Recorded data =>
◇ ◇ ◇ ◇
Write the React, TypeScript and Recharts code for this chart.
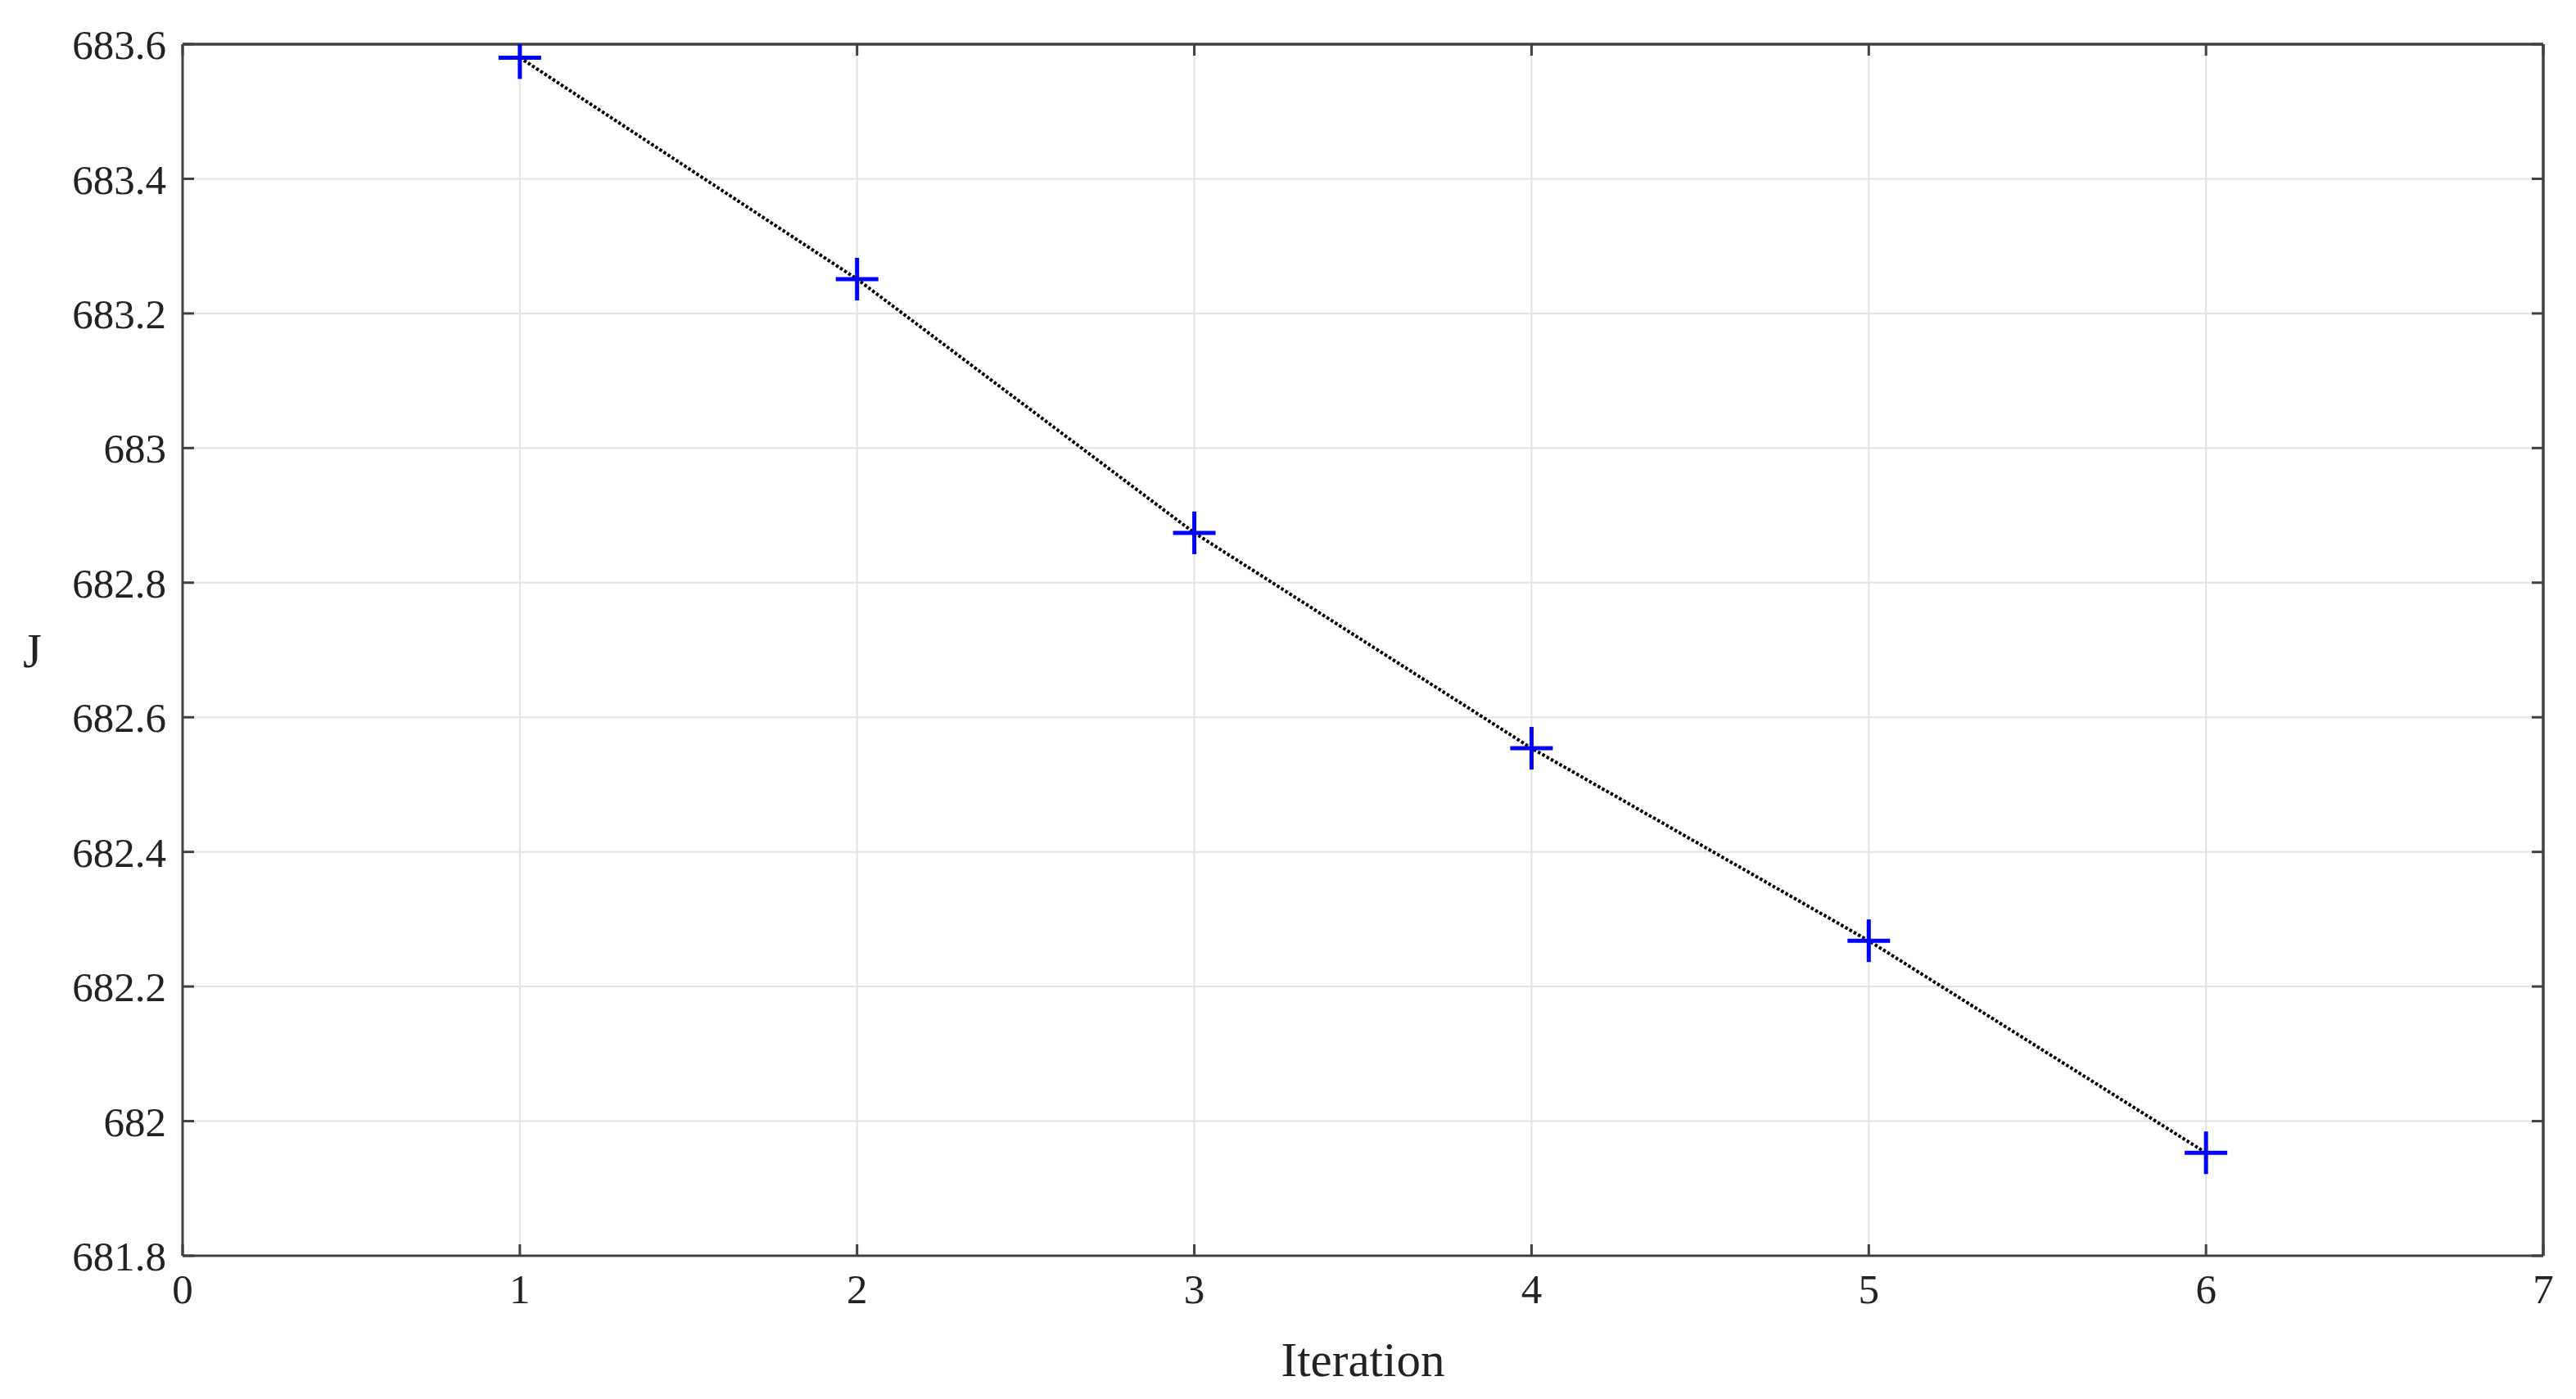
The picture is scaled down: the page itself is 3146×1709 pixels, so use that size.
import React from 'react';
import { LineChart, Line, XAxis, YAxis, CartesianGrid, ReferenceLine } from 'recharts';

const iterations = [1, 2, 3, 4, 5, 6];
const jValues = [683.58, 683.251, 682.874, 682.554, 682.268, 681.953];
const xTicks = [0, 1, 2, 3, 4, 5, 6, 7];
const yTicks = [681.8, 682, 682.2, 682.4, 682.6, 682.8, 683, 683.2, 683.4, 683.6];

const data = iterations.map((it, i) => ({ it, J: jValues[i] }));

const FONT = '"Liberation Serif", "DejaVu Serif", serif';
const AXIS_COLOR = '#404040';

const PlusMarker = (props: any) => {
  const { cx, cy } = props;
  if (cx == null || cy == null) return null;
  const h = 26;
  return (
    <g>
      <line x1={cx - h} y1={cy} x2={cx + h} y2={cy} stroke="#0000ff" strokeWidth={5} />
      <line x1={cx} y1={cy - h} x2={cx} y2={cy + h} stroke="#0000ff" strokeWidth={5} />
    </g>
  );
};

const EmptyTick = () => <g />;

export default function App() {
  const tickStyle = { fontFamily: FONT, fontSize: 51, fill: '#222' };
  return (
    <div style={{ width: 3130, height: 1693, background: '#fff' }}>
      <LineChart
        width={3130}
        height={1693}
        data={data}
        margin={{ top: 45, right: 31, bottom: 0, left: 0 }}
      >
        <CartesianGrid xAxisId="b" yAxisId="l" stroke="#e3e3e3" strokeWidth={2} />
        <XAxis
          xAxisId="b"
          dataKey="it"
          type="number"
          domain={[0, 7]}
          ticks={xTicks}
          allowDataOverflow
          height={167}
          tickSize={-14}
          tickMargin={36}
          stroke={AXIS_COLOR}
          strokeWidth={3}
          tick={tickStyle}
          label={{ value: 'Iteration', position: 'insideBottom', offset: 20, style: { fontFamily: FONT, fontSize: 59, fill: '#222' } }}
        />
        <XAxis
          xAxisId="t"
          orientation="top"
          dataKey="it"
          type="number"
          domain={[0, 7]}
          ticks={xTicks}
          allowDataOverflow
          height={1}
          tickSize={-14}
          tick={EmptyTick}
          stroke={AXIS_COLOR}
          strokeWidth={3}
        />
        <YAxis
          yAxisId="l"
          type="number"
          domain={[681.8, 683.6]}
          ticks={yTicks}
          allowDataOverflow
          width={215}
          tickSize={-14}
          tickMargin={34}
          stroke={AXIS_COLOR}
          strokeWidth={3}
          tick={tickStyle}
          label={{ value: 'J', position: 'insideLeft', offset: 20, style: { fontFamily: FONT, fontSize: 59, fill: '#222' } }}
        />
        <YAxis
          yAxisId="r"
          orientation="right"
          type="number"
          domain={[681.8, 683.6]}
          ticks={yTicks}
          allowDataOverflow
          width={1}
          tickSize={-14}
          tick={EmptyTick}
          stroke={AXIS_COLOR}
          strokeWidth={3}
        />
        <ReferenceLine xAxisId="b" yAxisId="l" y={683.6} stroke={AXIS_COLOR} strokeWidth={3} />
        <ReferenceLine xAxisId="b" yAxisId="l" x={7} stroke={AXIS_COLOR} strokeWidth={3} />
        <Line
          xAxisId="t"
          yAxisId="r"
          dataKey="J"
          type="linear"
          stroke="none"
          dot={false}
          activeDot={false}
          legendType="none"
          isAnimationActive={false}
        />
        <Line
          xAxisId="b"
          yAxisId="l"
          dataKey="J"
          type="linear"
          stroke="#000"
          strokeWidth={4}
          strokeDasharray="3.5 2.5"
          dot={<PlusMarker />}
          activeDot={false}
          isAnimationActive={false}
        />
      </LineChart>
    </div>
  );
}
◇ ◇ ◇ ◇
Task requirements => Pictures excluded, repeat exactly the lines from the top of the material through the line with "const EmptyTick = () => <g />;", including both of those lines.

Output for this exercise =>
Write the React, TypeScript and Recharts code for this chart.
The picture is scaled down: the page itself is 3146×1709 pixels, so use that size.
import React from 'react';
import { LineChart, Line, XAxis, YAxis, CartesianGrid, ReferenceLine } from 'recharts';

const iterations = [1, 2, 3, 4, 5, 6];
const jValues = [683.58, 683.251, 682.874, 682.554, 682.268, 681.953];
const xTicks = [0, 1, 2, 3, 4, 5, 6, 7];
const yTicks = [681.8, 682, 682.2, 682.4, 682.6, 682.8, 683, 683.2, 683.4, 683.6];

const data = iterations.map((it, i) => ({ it, J: jValues[i] }));

const FONT = '"Liberation Serif", "DejaVu Serif", serif';
const AXIS_COLOR = '#404040';

const PlusMarker = (props: any) => {
  const { cx, cy } = props;
  if (cx == null || cy == null) return null;
  const h = 26;
  return (
    <g>
      <line x1={cx - h} y1={cy} x2={cx + h} y2={cy} stroke="#0000ff" strokeWidth={5} />
      <line x1={cx} y1={cy - h} x2={cx} y2={cy + h} stroke="#0000ff" strokeWidth={5} />
    </g>
  );
};

const EmptyTick = () => <g />;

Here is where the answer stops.